Al versetto 17 del Prologo, Giovanni scrive: “Perché la Legge – cioè l’insieme dei principi, qualcosa di esterno – fu data per mezzo di Mosè, la grazia e la verità vennero per mezzo di Cristo”. Più avanti, al capitolo 14, Gesù per rassicurare i discepoli prima della sua morte, affermerà: “Se uno mi ama, osserverà la mia parola e il Padre mio lo amerà e noi verremo a lui e prenderemo dimora presso di lui” (14,23).
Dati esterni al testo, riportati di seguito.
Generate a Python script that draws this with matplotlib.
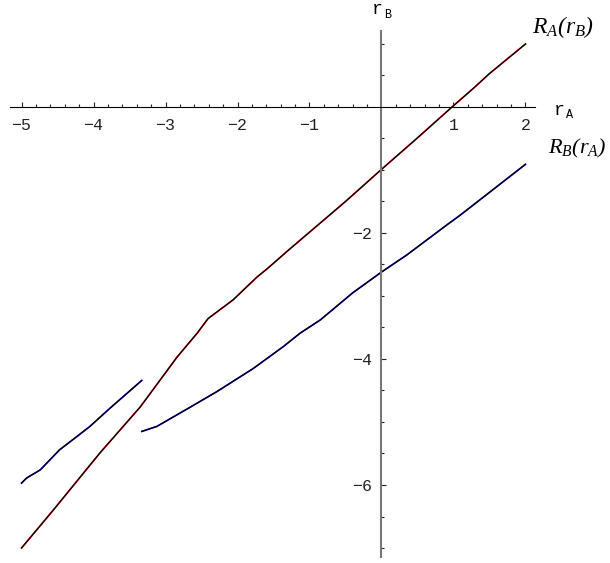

Si tratta, per i discepoli di allora e per noi oggi, dell’annuncio di una relazione nuova con Dio, non più basata sull’osservanza dei princìpi e della Legge, ma sulla disponibilità ad accogliere l’amore di Dio; non più legata alla conquista di meriti, ma vissuta alla luce dei bisogni di ciascuno. Il credente non è colui che obbedisce osservando delle leggi, ma ogni uomo e donna che vivendo la novità di una Parola incarnata praticano un amore misericordioso simile all’amore di Dio, per “realizzare opere di giustizia e carità nelle quali tale Parola sia feconda” (EG 233).
“Viene un’ora, ed è adesso, in cui i veri adoratori adoreranno il Padre in Spirito e verità” (Gv 4,23) dirà Gesù alla Samaritana, superando la domanda se era più “giusto” adorare Dio nel tempio di Gerusalemme o in quello dei samaritani sul monte Garizim; non c’è più un luogo sacro dove andare per incontrare Dio: ogni persona è “santuario” di Dio nella realtà in cui è chiamata a vivere, nelle relazioni con gli altri esseri umani, diventando pienezza di umanità, tempo e carne che Dio abita.